--- START OF Information shown ---

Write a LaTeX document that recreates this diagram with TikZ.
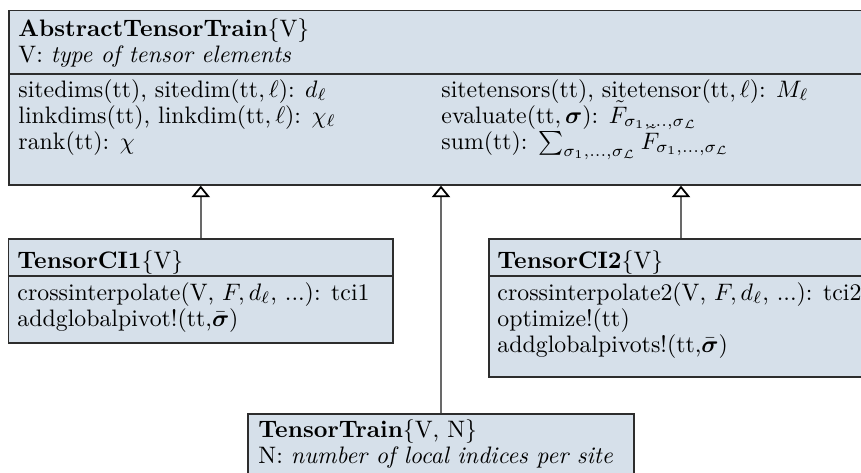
\documentclass[tikz,border=0pt]{standalone}
\usepackage{amsmath,amssymb}
\usetikzlibrary{arrows.meta,fit}
\definecolor{boxfill}{RGB}{214,224,234}
\definecolor{boxline}{RGB}{45,45,45}
\definecolor{linkline}{RGB}{105,105,105}
\begin{document}
\begin{tikzpicture}[x=0.42pt,y=-0.42pt,
  classbox/.style={draw=boxline, fill=boxfill, line width=0.55pt, rectangle, inner sep=0pt},
  divider/.style={draw=boxline, line width=0.55pt},
  txt/.style={anchor=base west, inner sep=0pt},
  inherits/.style={draw=linkline, line width=0.75pt,
    -{Triangle[open, width=7.6pt, length=4.8pt, color=black, fill=white]}}]
\useasboundingbox (0,0) rectangle (861,472);
\clip (0,0) rectangle (861,472);

% class boxes
\node[classbox, fit={(9,10.7) (873,185)}] (att) {};
\node[classbox, fit={(8.5,239) (393,343)}] (ci1) {};
\node[classbox, fit={(489,239) (873,377)}] (ci2) {};
\node[classbox, fit={(248,414) (634,520)}] (tt) {};

% compartment separators
\draw[divider] (att.west |- 0,74) -- (att.east |- 0,74);
\draw[divider] (ci1.west |- 0,276) -- (ci1.east |- 0,276);
\draw[divider] (ci2.west |- 0,276) -- (ci2.east |- 0,276);

% AbstractTensorTrain
\node[txt] (att-name) at (18,36) {\textbf{AbstractTensorTrain}\{V\}};
\node[txt] (att-param) at (18,62) {V: \textit{type of tensor elements}};
\node[txt] (att-m1) at (18,97) {sitedims(tt), sitedim$(\mathrm{tt},\ell)$: $d_\ell$};
\node[txt] (att-m2) at (18,123) {linkdims(tt), linkdim$(\mathrm{tt},\ell)$: $\chi_\ell$};
\node[txt] (att-m3) at (18,149) {rank(tt): $\chi$};
\node[txt] (att-m4) at (441,97) {sitetensors(tt), sitetensor$(\mathrm{tt},\ell)$: $M_\ell$};
\node[txt] (att-m5) at (441,123) {evaluate$(\mathrm{tt},\boldsymbol{\sigma})$: $\tilde{F}_{\sigma_1,\ldots,\sigma_{\mathcal{L}}}$};
\node[txt] (att-m6) at (441,149) {sum(tt): $\sum_{\sigma_1,\ldots,\sigma_{\mathcal{L}}}\tilde{F}_{\sigma_1,\ldots,\sigma_{\mathcal{L}}}$};

% TensorCI1
\node[txt] (ci1-name) at (17,268) {\textbf{TensorCI1}\{V\}};
\node[txt] (ci1-m1) at (17,300) {crossinterpolate(V, $F, d_\ell$, ...): tci1};
\node[txt] (ci1-m2) at (17,326) {addglobalpivot!(tt,$\bar{\boldsymbol{\sigma}}$)};

% TensorCI2
\node[txt] (ci2-name) at (497,268) {\textbf{TensorCI2}\{V\}};
\node[txt] (ci2-m1) at (497,300) {crossinterpolate2(V, $F, d_\ell$, ...): tci2};
\node[txt] (ci2-m2) at (497,326) {optimize!(tt)};
\node[txt] (ci2-m3) at (497,352) {addglobalpivots!(tt,$\bar{\boldsymbol{\sigma}}$)};

% TensorTrain
\node[txt] (tt-name) at (258,437) {\textbf{TensorTrain}\{V, N\}};
\node[txt] (tt-param) at (258,463) {N: \textit{number of local indices per site}};

% inheritance links
\draw[inherits] (ci1.north) -- (ci1.north |- att.south);
\draw[inherits] (ci2.north) -- (ci2.north |- att.south);
\draw[inherits] (att.south |- tt.north) -- (att.south);
\end{tikzpicture}
\end{document}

--- END OF Information shown ---

* _What to do_:
Go from the first line of the listing to the line holding "(ci2.east |- 0,276);" and, please, transcribe those lines exactly, both included, with no pictures.

* _Solution below_:
Write a LaTeX document that recreates this diagram with TikZ.
\documentclass[tikz,border=0pt]{standalone}
\usepackage{amsmath,amssymb}
\usetikzlibrary{arrows.meta,fit}
\definecolor{boxfill}{RGB}{214,224,234}
\definecolor{boxline}{RGB}{45,45,45}
\definecolor{linkline}{RGB}{105,105,105}
\begin{document}
\begin{tikzpicture}[x=0.42pt,y=-0.42pt,
  classbox/.style={draw=boxline, fill=boxfill, line width=0.55pt, rectangle, inner sep=0pt},
  divider/.style={draw=boxline, line width=0.55pt},
  txt/.style={anchor=base west, inner sep=0pt},
  inherits/.style={draw=linkline, line width=0.75pt,
    -{Triangle[open, width=7.6pt, length=4.8pt, color=black, fill=white]}}]
\useasboundingbox (0,0) rectangle (861,472);
\clip (0,0) rectangle (861,472);

% class boxes
\node[classbox, fit={(9,10.7) (873,185)}] (att) {};
\node[classbox, fit={(8.5,239) (393,343)}] (ci1) {};
\node[classbox, fit={(489,239) (873,377)}] (ci2) {};
\node[classbox, fit={(248,414) (634,520)}] (tt) {};

% compartment separators
\draw[divider] (att.west |- 0,74) -- (att.east |- 0,74);
\draw[divider] (ci1.west |- 0,276) -- (ci1.east |- 0,276);
\draw[divider] (ci2.west |- 0,276) -- (ci2.east |- 0,276);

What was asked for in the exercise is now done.